Having determined that evidence of prior bad acts was improperly admitted into evidence and that Browning was prejudiced thereby, the question of whether Browning may be subjected to a new trial depends upon an analysis of the sufficiency of the evidence. Berry v. State, 725 N.E.2d 939 (Ind.Ct.App.2000). When deciding whether retrial is permissible, we will consider all of the evidence admitted by the trial court, including the erroneously admitted evidence. Id. If, viewed as a whole, that evidence would have been sufficient to sustain the judgment, retrial would not offend double jeopardy principles. If the evidence is insufficient, however, Browning cannot be retried. Id.

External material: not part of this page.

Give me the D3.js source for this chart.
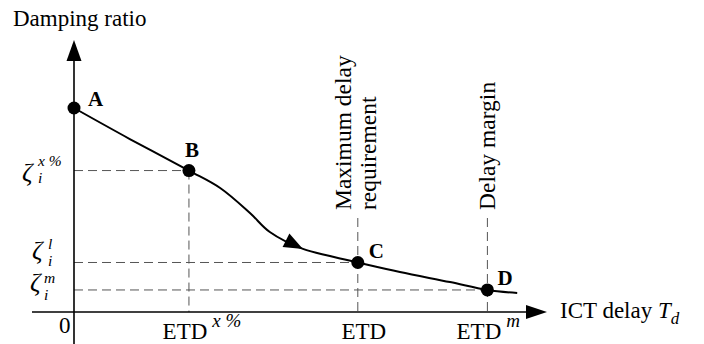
<!DOCTYPE html>
<html>
<head>
<meta charset="utf-8">
<script src="https://cdn.jsdelivr.net/npm/d3@7"></script>
<style>
  html, body { margin: 0; padding: 0; background: #fff; }
  svg { display: block; }
  text { font-family: "Liberation Serif", "DejaVu Serif", serif; fill: #000; }
</style>
</head>
<body>
<svg id="chart" width="704" height="344"></svg>
<script>
// Damping ratio versus ICT delay (schematic curve, normalised units 0..100)
const curveX = [0, 11.8, 24.3, 30.9, 37.2, 41.4, 48.4, 54.1, 60.0, 68.9, 79.5, 87.4, 93.7];
const curveY = [75.0, 63.6, 52.0, 45.6, 36.4, 29.4, 23.2, 20.6, 18.2, 14.7, 11.0, 8.1, 7.0];

// Marked operating points
const pointNames = ["A", "B", "C", "D"];
const pointX = [0, 24.3, 60.0, 87.4];
const pointY = [75.0, 52.0, 18.2, 8.1];

// Tick labels on the delay axis
const xTickValues = [24.3, 60.0, 87.4];
const xTickBase = ["ETD", "ETD", "ETD"];
const xTickSup = ["x %", "", "m"];

// Tick labels on the damping-ratio axis
const yTickValues = [52.0, 18.2, 8.1];
const yTickSup = ["x %", "l", "m"];

// Vertical annotations
const annotX = [60.0, 87.4];
const annotLines = [["Maximum delay", "requirement"], ["Delay margin"]];

const svg = d3.select("#chart");
const x = d3.scaleLinear().domain([0, 100]).range([74, 547]);
const y = d3.scaleLinear().domain([0, 100]).range([312, 40]);

// Dashed guide lines
const guides = svg.append("g").attr("stroke", "#555").attr("stroke-width", 1)
  .attr("stroke-dasharray", "9,5").attr("fill", "none");
// horizontal guides from the vertical axis to each point
yTickValues.forEach((v, i) => {
  guides.append("line").attr("x1", x(0)).attr("x2", x(pointX[i + 1])).attr("y1", y(v)).attr("y2", y(v));
});
// vertical guide under B
guides.append("line").attr("x1", x(pointX[1])).attr("x2", x(pointX[1])).attr("y1", y(pointY[1])).attr("y2", y(0));
// vertical guides at ETD and ETD^m
annotX.forEach(v => {
  guides.append("line").attr("x1", x(v)).attr("x2", x(v)).attr("y1", 218).attr("y2", y(0));
});

// Axes
const axes = svg.append("g").attr("stroke", "#000").attr("stroke-width", 1.6);
axes.append("line").attr("x1", 32).attr("x2", x(100) - 16).attr("y1", y(0)).attr("y2", y(0));
axes.append("line").attr("x1", x(0)).attr("x2", x(0)).attr("y1", 344).attr("y2", y(100) + 16);
// arrowheads
svg.append("path")
  .attr("d", `M${x(100)},${y(0)} L${x(100) - 21},${y(0) - 7} L${x(100) - 21},${y(0) + 7} Z`)
  .attr("fill", "#000");
svg.append("path")
  .attr("d", `M${x(0)},${y(100)} L${x(0) - 7.5},${y(100) + 21} L${x(0) + 7.5},${y(100) + 21} Z`)
  .attr("fill", "#000");

// Curve
const pts = curveX.map((v, i) => [x(v), y(curveY[i])]);
svg.append("path")
  .attr("d", d3.line().curve(d3.curveCatmullRom.alpha(0.5))(pts))
  .attr("fill", "none").attr("stroke", "#000").attr("stroke-width", 2);

// Direction arrow on the curve
const tipI = 6;
const tip = pts[tipI], prev = pts[tipI - 1];
const ang = Math.atan2(tip[1] - prev[1], tip[0] - prev[0]);
const L = 19, W = 7.5;
const bx = tip[0] - L * Math.cos(ang), by = tip[1] - L * Math.sin(ang);
const nx = -Math.sin(ang), ny = Math.cos(ang);
svg.append("path")
  .attr("d", `M${tip[0]},${tip[1]} L${bx + W * nx},${by + W * ny} L${bx - W * nx},${by - W * ny} Z`)
  .attr("fill", "#000");

// Points
svg.append("g").selectAll("circle").data(pointX).join("circle")
  .attr("cx", d => x(d)).attr("cy", (d, i) => y(pointY[i])).attr("r", 6.5).attr("fill", "#000");

// Point labels
const labelOff = [[14, -2], [-4, -14], [11, -4], [10, -5]];
svg.append("g").selectAll("text").data(pointNames).join("text")
  .attr("x", (d, i) => x(pointX[i]) + labelOff[i][0])
  .attr("y", (d, i) => y(pointY[i]) + labelOff[i][1])
  .attr("font-size", 21).attr("font-weight", "bold")
  .text(d => d);

// Axis titles
svg.append("text").attr("x", 13).attr("y", 26).attr("font-size", 23).text("Damping ratio");
const xt = svg.append("text").attr("x", 560).attr("y", 318).attr("font-size", 23);
xt.append("tspan").text("ICT delay ");
xt.append("tspan").attr("font-style", "italic").text("T");
xt.append("tspan").attr("font-style", "italic").attr("font-size", 17).attr("dy", 6).text("d");

// Origin
svg.append("text").attr("x", 59).attr("y", 333).attr("font-size", 23).text("0");

// X tick labels
const xShift = [-4, 6, -8.5];
const xtg = svg.append("g");
xTickValues.forEach((v, i) => {
  const t = xtg.append("text").attr("y", 339).attr("font-size", 23);
  t.append("tspan").text(xTickBase[i]);
  if (xTickSup[i]) t.append("tspan").attr("font-style", "italic").attr("font-size", 19)
    .attr("dx", 5).attr("dy", -12).text(xTickSup[i]);
  const baseW = t.select("tspan").node().getComputedTextLength();
  t.attr("x", x(v) - baseW / 2 + xShift[i]);
});

// Y tick labels: zeta with stacked superscript and subscript i
const ytg = svg.append("g");
const zetaX = [22, 32, 30];
const scriptX = [38, 48, 44];
const zetaDy = [10, -3.5, 1];
const supDy = [-5, -13.5, -7];
const subDy = [12.5, 3.5, 10];
yTickValues.forEach((v, i) => {
  const y0 = y(v);
  ytg.append("text").attr("x", zetaX[i]).attr("y", y0 + zetaDy[i]).attr("font-size", 26).attr("font-style", "italic").text("ζ");
  ytg.append("text").attr("x", scriptX[i]).attr("y", y0 + supDy[i]).attr("font-size", 15.5).attr("font-style", "italic").text(yTickSup[i]);
  ytg.append("text").attr("x", scriptX[i]).attr("y", y0 + subDy[i]).attr("font-size", 15.5).attr("font-style", "italic").text("i");
});

// Vertical annotations
const baseXs = [[351, 376], [495]];
annotX.forEach((v, i) => {
  annotLines[i].forEach((line, j) => {
    svg.append("text")
      .attr("transform", `translate(${baseXs[i][j]},210) rotate(-90)`)
      .attr("font-size", 23.5)
      .text(line);
  });
});
</script>
</body>
</html>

When considering a challenge to the sufficiency of the evidence, we neither reweigh evidence nor judge witness credibility. Looking only to the evidence and reasonable inferences that support the verdict, we must decide whether there is evidence of probative value from which a reasonable trier of fact could infer guilt beyond a reasonable doubt. Carter v. State, 754 N.E.2d 877 (Ind.2001), petition for cert. filed, (April 17, 2002) (No. 01-10000). In the case of a sex crime, a conviction for rape can rest solely on the uncorroborated testimony of the victim. Id,
In the instant case, A.B. unequivocally identified Browning as her attacker. Moreover, her testimony does not stand alone, but finds some corroboration in the injuries observed on Browning's face shortly after the attack.[4] The evidence was sufficient to support the convictions, therefore retrial would not offend double jeopardy principles. This case is remanded for a new trial.
Reversed and remanded.
SHARPNACK, J., and NAJAM, J., concur.
NOTES
[1] Ind.Code Ann. § 35-42-4-2 (West, PREMISE through 2001 1st Reg. Sess.).
[2] IC § 35-42-4-1 (West, PREMISE through 2001 1st Reg. Sess.).
[3] A photo of Browning was not included in the array.
[4] On June 22, 2000the day after the attackBrowning's employer observed that he had scratches on his face and a swollen eye.